■ **What to produce**:
Lines holding the string "this" are the ones to copy; find them all in the data.

■ **Supplied records**:
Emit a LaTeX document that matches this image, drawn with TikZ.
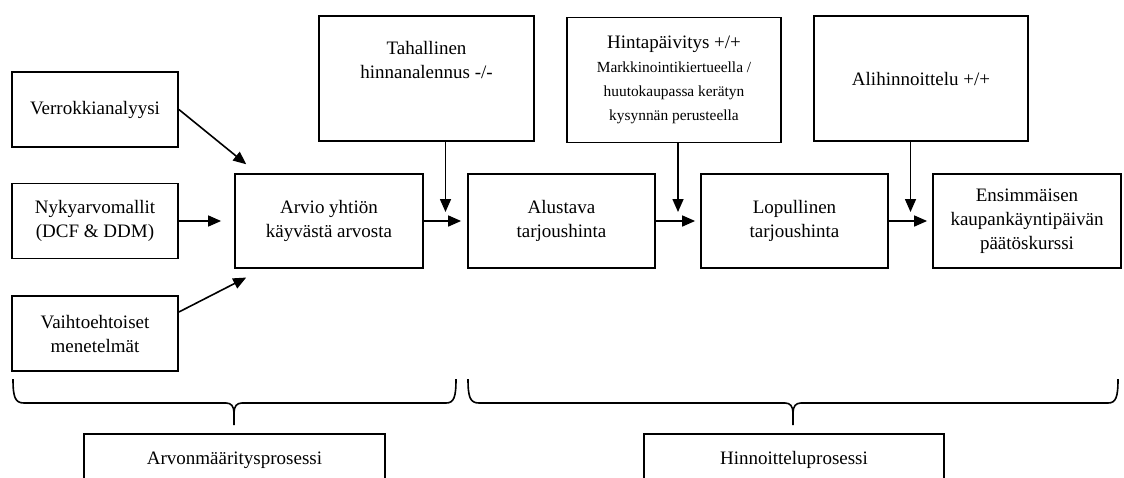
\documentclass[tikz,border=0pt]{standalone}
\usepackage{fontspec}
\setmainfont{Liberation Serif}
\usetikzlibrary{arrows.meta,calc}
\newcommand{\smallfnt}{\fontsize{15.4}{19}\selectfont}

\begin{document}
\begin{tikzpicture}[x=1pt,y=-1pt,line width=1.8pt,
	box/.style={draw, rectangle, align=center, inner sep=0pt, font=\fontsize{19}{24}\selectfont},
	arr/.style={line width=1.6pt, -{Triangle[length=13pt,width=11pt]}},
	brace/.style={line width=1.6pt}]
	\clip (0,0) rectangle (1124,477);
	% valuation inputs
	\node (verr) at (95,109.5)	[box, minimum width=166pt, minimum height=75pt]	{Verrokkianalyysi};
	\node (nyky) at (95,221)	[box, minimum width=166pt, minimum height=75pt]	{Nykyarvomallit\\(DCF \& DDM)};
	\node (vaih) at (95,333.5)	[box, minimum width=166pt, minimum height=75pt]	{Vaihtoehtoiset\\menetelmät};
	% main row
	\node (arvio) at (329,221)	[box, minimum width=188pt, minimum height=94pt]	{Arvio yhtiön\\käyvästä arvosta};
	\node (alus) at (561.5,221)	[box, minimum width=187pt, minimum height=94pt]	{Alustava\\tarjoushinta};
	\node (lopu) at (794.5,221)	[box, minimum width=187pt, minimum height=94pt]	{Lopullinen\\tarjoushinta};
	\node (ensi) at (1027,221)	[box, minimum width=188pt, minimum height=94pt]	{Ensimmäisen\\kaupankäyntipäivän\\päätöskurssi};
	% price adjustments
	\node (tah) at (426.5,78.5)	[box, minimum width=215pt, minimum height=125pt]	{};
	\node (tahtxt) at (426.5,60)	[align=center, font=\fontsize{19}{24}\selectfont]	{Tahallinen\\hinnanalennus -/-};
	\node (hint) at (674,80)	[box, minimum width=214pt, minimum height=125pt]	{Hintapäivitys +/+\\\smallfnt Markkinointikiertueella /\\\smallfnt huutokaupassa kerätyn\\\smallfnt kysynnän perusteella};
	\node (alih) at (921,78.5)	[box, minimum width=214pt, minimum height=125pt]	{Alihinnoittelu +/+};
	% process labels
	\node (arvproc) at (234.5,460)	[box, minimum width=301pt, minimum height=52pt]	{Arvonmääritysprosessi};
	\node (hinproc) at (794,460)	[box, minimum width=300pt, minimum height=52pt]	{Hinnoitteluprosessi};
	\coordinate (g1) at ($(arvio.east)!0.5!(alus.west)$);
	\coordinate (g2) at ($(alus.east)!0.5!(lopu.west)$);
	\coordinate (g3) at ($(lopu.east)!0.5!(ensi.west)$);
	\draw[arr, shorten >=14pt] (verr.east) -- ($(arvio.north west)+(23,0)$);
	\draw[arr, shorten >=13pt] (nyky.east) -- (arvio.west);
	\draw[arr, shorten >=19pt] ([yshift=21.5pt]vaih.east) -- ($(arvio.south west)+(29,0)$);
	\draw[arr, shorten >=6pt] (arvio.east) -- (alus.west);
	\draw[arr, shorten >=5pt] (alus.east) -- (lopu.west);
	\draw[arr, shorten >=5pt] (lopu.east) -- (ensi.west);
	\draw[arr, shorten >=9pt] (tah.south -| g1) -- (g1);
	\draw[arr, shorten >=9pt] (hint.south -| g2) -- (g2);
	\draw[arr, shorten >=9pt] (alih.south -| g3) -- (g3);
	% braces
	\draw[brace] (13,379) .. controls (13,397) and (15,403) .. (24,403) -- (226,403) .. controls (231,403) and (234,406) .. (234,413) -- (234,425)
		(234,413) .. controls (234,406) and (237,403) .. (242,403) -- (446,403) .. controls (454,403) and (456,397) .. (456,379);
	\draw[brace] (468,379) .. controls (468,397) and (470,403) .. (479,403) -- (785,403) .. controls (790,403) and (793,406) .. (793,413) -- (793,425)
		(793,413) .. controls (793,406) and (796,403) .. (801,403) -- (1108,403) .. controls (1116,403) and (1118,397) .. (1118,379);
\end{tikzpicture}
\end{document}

--

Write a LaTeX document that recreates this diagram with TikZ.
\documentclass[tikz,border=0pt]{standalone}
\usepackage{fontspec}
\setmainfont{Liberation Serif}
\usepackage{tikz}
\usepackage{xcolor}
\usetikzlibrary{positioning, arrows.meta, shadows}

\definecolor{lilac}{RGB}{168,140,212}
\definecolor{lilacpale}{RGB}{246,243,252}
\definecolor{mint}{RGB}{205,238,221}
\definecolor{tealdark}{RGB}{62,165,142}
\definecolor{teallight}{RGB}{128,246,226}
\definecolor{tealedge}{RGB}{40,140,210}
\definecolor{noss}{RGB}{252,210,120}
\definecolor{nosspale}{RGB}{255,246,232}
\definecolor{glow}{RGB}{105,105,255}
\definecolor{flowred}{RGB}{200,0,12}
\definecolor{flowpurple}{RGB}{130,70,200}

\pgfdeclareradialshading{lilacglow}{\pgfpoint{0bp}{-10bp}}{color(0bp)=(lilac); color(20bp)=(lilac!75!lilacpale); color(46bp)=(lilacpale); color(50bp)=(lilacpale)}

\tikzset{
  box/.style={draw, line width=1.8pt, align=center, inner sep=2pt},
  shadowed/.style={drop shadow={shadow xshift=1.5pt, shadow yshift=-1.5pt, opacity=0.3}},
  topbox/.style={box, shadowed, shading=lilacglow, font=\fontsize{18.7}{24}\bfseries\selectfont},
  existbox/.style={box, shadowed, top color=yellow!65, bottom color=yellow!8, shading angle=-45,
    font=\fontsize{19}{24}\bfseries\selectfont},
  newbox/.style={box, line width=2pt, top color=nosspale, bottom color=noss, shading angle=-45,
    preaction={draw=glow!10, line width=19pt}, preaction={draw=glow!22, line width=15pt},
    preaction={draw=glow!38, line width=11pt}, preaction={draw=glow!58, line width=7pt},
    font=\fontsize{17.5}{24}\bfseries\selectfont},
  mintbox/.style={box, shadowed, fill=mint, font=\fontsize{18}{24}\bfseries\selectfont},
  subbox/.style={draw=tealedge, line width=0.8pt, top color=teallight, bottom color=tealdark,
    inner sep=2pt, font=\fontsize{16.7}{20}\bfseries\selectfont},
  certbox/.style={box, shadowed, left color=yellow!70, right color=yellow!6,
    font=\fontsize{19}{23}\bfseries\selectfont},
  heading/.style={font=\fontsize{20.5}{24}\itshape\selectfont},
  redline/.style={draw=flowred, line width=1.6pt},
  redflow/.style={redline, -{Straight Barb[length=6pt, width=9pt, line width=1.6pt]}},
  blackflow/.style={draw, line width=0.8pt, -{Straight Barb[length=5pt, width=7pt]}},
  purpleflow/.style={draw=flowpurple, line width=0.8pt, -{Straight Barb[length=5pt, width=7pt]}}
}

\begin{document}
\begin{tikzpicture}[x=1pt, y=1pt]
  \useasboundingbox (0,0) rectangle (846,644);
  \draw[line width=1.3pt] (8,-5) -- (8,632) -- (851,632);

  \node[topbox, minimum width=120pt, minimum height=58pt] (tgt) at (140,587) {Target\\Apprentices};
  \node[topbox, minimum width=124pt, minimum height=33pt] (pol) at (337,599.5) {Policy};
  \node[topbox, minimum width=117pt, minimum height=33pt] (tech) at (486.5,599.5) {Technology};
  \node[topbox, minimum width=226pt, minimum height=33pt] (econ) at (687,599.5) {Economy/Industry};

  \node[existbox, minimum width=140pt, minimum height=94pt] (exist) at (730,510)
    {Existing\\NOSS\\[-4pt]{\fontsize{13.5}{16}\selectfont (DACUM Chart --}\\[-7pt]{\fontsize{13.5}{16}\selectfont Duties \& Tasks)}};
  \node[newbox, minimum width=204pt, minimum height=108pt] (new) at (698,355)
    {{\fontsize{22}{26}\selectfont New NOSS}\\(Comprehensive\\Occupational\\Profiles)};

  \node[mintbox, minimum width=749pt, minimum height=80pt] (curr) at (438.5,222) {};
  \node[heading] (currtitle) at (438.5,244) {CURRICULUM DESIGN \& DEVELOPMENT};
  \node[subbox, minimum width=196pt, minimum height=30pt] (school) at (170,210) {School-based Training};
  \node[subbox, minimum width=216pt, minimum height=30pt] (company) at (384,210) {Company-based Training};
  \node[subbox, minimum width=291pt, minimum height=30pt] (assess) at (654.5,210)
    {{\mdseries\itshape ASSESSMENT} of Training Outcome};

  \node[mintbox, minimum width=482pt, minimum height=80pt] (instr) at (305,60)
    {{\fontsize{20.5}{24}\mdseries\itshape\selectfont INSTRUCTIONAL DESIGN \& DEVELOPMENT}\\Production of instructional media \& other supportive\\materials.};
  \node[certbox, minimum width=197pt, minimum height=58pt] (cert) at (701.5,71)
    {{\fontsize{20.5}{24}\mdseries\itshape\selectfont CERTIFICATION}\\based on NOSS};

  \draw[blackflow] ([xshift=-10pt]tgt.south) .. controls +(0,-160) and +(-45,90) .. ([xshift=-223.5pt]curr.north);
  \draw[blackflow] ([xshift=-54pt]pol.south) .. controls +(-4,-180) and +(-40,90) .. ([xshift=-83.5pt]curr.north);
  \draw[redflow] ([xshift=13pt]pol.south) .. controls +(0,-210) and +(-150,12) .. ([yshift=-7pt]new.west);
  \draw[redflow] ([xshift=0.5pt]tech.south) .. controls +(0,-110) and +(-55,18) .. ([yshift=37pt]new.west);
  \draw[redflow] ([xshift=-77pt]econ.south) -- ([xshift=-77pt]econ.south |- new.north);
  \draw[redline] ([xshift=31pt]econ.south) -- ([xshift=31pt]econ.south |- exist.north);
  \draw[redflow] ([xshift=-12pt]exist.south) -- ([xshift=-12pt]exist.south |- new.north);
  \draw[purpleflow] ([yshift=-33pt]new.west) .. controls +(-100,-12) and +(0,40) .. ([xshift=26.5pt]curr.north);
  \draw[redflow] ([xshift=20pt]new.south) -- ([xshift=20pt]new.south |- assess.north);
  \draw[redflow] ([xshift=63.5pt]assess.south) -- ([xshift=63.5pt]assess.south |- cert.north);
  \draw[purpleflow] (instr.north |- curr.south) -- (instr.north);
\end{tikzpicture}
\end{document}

■ **In response**:
Emit a LaTeX document that matches this image, drawn with TikZ.
Write a LaTeX document that recreates this diagram with TikZ.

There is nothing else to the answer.